§ Required work:
Quote the entries in full, character for character, without their images.

§ Records for processing:
+ + + +

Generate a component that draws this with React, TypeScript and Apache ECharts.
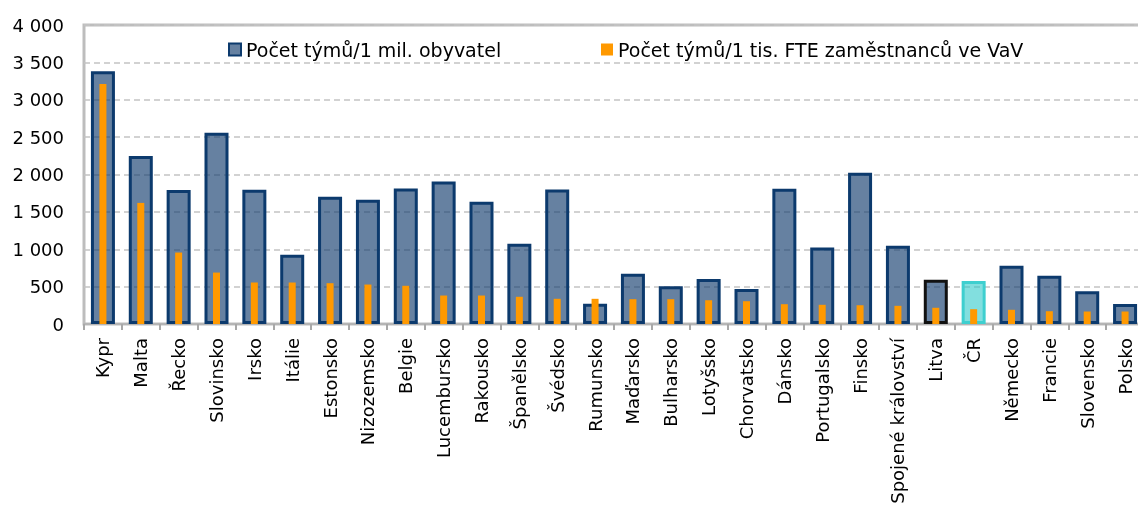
import React, { useEffect, useRef } from "react";
import * as echarts from "echarts";

const categories = [
  "Kypr", "Malta", "Řecko", "Slovinsko", "Irsko", "Itálie", "Estonsko", "Nizozemsko",
  "Belgie", "Lucembursko", "Rakousko", "Španělsko", "Švédsko", "Rumunsko", "Maďarsko",
  "Bulharsko", "Lotyšsko", "Chorvatsko", "Dánsko", "Portugalsko", "Finsko",
  "Spojené království", "Litva", "ČR", "Německo", "Francie", "Slovensko", "Polsko",
];

const teamsPerMillion = [
  3380, 2246, 1791, 2557, 1795, 926, 1702, 1662, 1814, 1908, 1635, 1073, 1801, 271,
  672, 504, 602, 468, 1809, 1025, 2023, 1047, 592, 575, 779, 646, 437, 267,
];

const teamsPerThousandFte = [
  3211, 1620, 956, 688, 555, 555, 546, 528, 511, 381, 381, 364, 337, 337,
  332, 332, 318, 305, 265, 257, 251, 243, 217, 198, 190, 171, 167, 167,
];

const yTicks = { min: 0, max: 4000, interval: 500 };

const seriesNames = ["Počet týmů/1 mil. obyvatel", "Počet týmů/1 tis. FTE zaměstnanců ve VaV"];

const FONT = "'DejaVu Sans', Verdana, sans-serif";

export default function App() {
  const ref = useRef<HTMLDivElement>(null);

  useEffect(() => {
    if (!ref.current) return;
    const chart = echarts.init(ref.current, null, { renderer: "svg" });

    const blueData = teamsPerMillion.map((v, i) => {
      const c = categories[i];
      if (c === "ČR") {
        return {
          value: v,
          itemStyle: { color: "rgba(40,200,200,0.58)", borderColor: "#3ECFCF" },
        };
      }
      if (c === "Litva") {
        return { value: v, itemStyle: { borderColor: "#111111" } };
      }
      return v;
    });

    chart.setOption({
      animation: false,
      textStyle: { fontFamily: FONT },
      grid: {
        left: 84,
        top: 25,
        width: 1060,
        bottom: 182,
        show: true,
        borderColor: "#BDBDBD",
        borderWidth: 3,
        containLabel: false,
        outerBoundsMode: "none",
      },
      legend: [
        {
          data: [seriesNames[0]],
          left: 228,
          top: 40,
          padding: 0,
          icon: "rect",
          itemWidth: 12,
          itemHeight: 12,
          itemGap: 0,
          textStyle: { fontFamily: FONT, fontSize: 19, color: "#000" },
        },
        {
          data: [seriesNames[1]],
          left: 601,
          top: 40,
          padding: 0,
          icon: "rect",
          itemWidth: 12,
          itemHeight: 12,
          textStyle: { fontFamily: FONT, fontSize: 19, color: "#000" },
        },
      ],
      xAxis: [
        {
          type: "category",
          data: categories,
          axisLine: { show: true, lineStyle: { color: "#B5B5B5", width: 2 } },
          axisTick: { show: true, length: 6, lineStyle: { color: "#A8A8A8", width: 2 } },
          axisLabel: {
            interval: 0,
            rotate: 90,
            margin: 14,
            fontFamily: FONT,
            fontSize: 18,
            color: "#000",
          },
          splitLine: { show: false },
        },
        {
          type: "category",
          data: categories,
          show: false,
        },
      ],
      yAxis: {
        type: "value",
        min: yTicks.min,
        max: yTicks.max,
        interval: yTicks.interval,
        axisLine: { show: false },
        axisTick: { show: false },
        axisLabel: {
          margin: 20,
          fontFamily: FONT,
          fontSize: 18,
          color: "#000",
          formatter: (v: number) => String(v).replace(/\B(?=(\d{3})+(?!\d))/g, " "),
        },
        splitLine: {
          show: true,
          lineStyle: { color: "#C4C4C4", width: 1.5, type: [6, 4] },
        },
      },
      series: [
        {
          name: seriesNames[0],
          type: "bar",
          xAxisIndex: 0,
          barWidth: 24,
          data: blueData,
          itemStyle: {
            color: "rgba(15,58,108,0.64)",
            borderColor: "#0C3A6D",
            borderWidth: 3,
          },
        },
        {
          name: seriesNames[1],
          type: "bar",
          xAxisIndex: 1,
          barWidth: 7,
          data: teamsPerThousandFte,
          itemStyle: { color: "#FF9900" },
          z: 3,
        },
      ],
    });

    return () => chart.dispose();
  }, []);

  return (
    <div
      ref={ref}
      style={{ position: "fixed", left: 0, top: 0, width: 1138, height: 506 }}
    />
  );
}
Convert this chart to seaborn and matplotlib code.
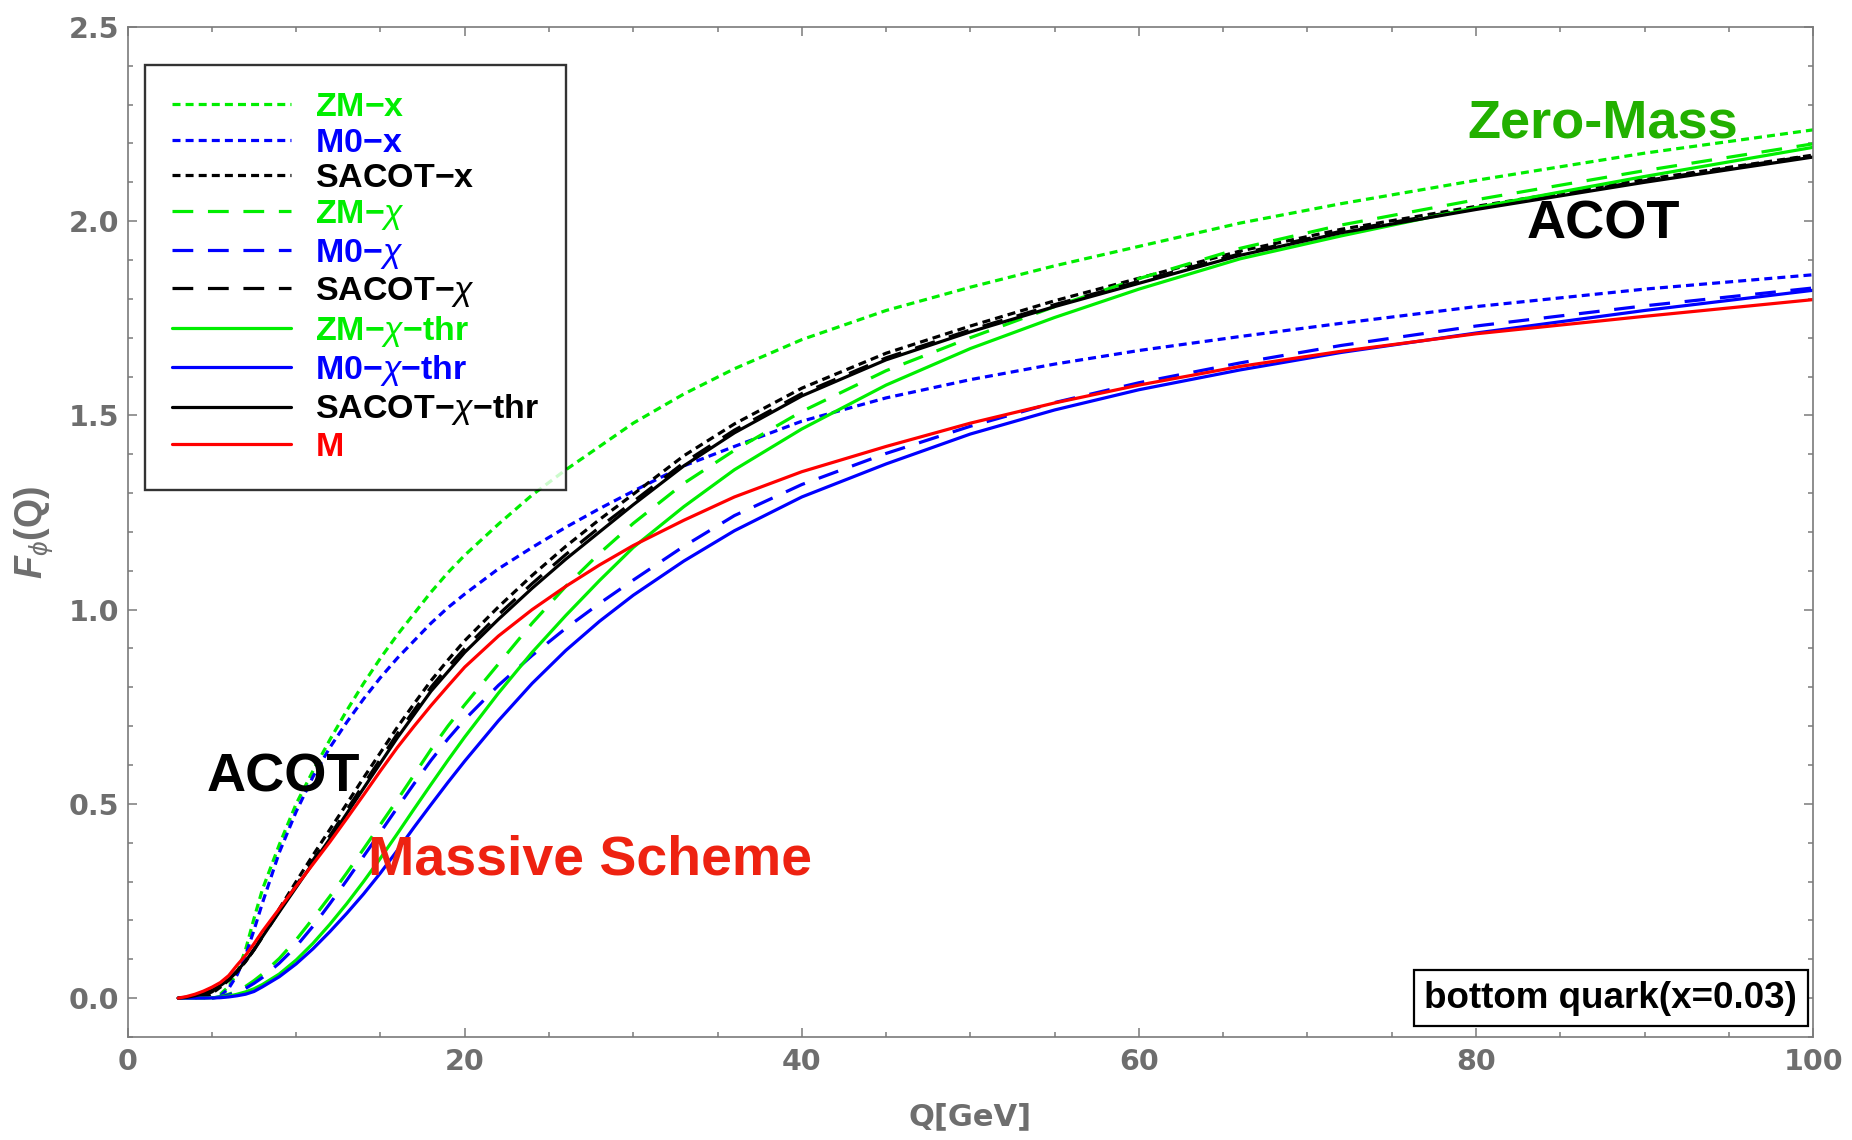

+ + + +

§ Result of the task:
Generate a component that draws this with React, TypeScript and Apache ECharts.
import React, { useEffect, useRef } from "react";
import * as echarts from "echarts";

const categories = [
  "Kypr", "Malta", "Řecko", "Slovinsko", "Irsko", "Itálie", "Estonsko", "Nizozemsko",
  "Belgie", "Lucembursko", "Rakousko", "Španělsko", "Švédsko", "Rumunsko", "Maďarsko",
  "Bulharsko", "Lotyšsko", "Chorvatsko", "Dánsko", "Portugalsko", "Finsko",
  "Spojené království", "Litva", "ČR", "Německo", "Francie", "Slovensko", "Polsko",
];

const teamsPerMillion = [
  3380, 2246, 1791, 2557, 1795, 926, 1702, 1662, 1814, 1908, 1635, 1073, 1801, 271,
  672, 504, 602, 468, 1809, 1025, 2023, 1047, 592, 575, 779, 646, 437, 267,
];

const teamsPerThousandFte = [
  3211, 1620, 956, 688, 555, 555, 546, 528, 511, 381, 381, 364, 337, 337,
  332, 332, 318, 305, 265, 257, 251, 243, 217, 198, 190, 171, 167, 167,
];

const yTicks = { min: 0, max: 4000, interval: 500 };

const seriesNames = ["Počet týmů/1 mil. obyvatel", "Počet týmů/1 tis. FTE zaměstnanců ve VaV"];

const FONT = "'DejaVu Sans', Verdana, sans-serif";

export default function App() {
  const ref = useRef<HTMLDivElement>(null);

  useEffect(() => {
    if (!ref.current) return;
    const chart = echarts.init(ref.current, null, { renderer: "svg" });

    const blueData = teamsPerMillion.map((v, i) => {
      const c = categories[i];
      if (c === "ČR") {
        return {
          value: v,
          itemStyle: { color: "rgba(40,200,200,0.58)", borderColor: "#3ECFCF" },
        };
      }
      if (c === "Litva") {
        return { value: v, itemStyle: { borderColor: "#111111" } };
      }
      return v;
    });

    chart.setOption({
      animation: false,
      textStyle: { fontFamily: FONT },
      grid: {
        left: 84,
        top: 25,
        width: 1060,
        bottom: 182,
        show: true,
        borderColor: "#BDBDBD",
        borderWidth: 3,
        containLabel: false,
        outerBoundsMode: "none",
      },
      legend: [
        {
          data: [seriesNames[0]],
          left: 228,
          top: 40,
          padding: 0,
          icon: "rect",
          itemWidth: 12,
          itemHeight: 12,
          itemGap: 0,
          textStyle: { fontFamily: FONT, fontSize: 19, color: "#000" },
        },
        {
          data: [seriesNames[1]],
          left: 601,
          top: 40,
          padding: 0,
          icon: "rect",
          itemWidth: 12,
          itemHeight: 12,
          textStyle: { fontFamily: FONT, fontSize: 19, color: "#000" },
        },
      ],
      xAxis: [
        {
          type: "category",
          data: categories,
          axisLine: { show: true, lineStyle: { color: "#B5B5B5", width: 2 } },
          axisTick: { show: true, length: 6, lineStyle: { color: "#A8A8A8", width: 2 } },
          axisLabel: {
            interval: 0,
            rotate: 90,
            margin: 14,
            fontFamily: FONT,
            fontSize: 18,
            color: "#000",
          },
          splitLine: { show: false },
        },
        {
          type: "category",
          data: categories,
          show: false,
        },
      ],
      yAxis: {
        type: "value",
        min: yTicks.min,
        max: yTicks.max,
        interval: yTicks.interval,
        axisLine: { show: false },
        axisTick: { show: false },
        axisLabel: {
          margin: 20,
          fontFamily: FONT,
          fontSize: 18,
          color: "#000",
          formatter: (v: number) => String(v).replace(/\B(?=(\d{3})+(?!\d))/g, " "),
        },
        splitLine: {
          show: true,
          lineStyle: { color: "#C4C4C4", width: 1.5, type: [6, 4] },
        },
      },
      series: [
        {
          name: seriesNames[0],
          type: "bar",
          xAxisIndex: 0,
          barWidth: 24,
          data: blueData,
          itemStyle: {
            color: "rgba(15,58,108,0.64)",
            borderColor: "#0C3A6D",
            borderWidth: 3,
          },
        },
        {
          name: seriesNames[1],
          type: "bar",
          xAxisIndex: 1,
          barWidth: 7,
          data: teamsPerThousandFte,
          itemStyle: { color: "#FF9900" },
          z: 3,
        },
      ],
    });

    return () => chart.dispose();
  }, []);

  return (
    <div
      ref={ref}
      style={{ position: "fixed", left: 0, top: 0, width: 1138, height: 506 }}
    />
  );
}
Convert this chart to seaborn and matplotlib code.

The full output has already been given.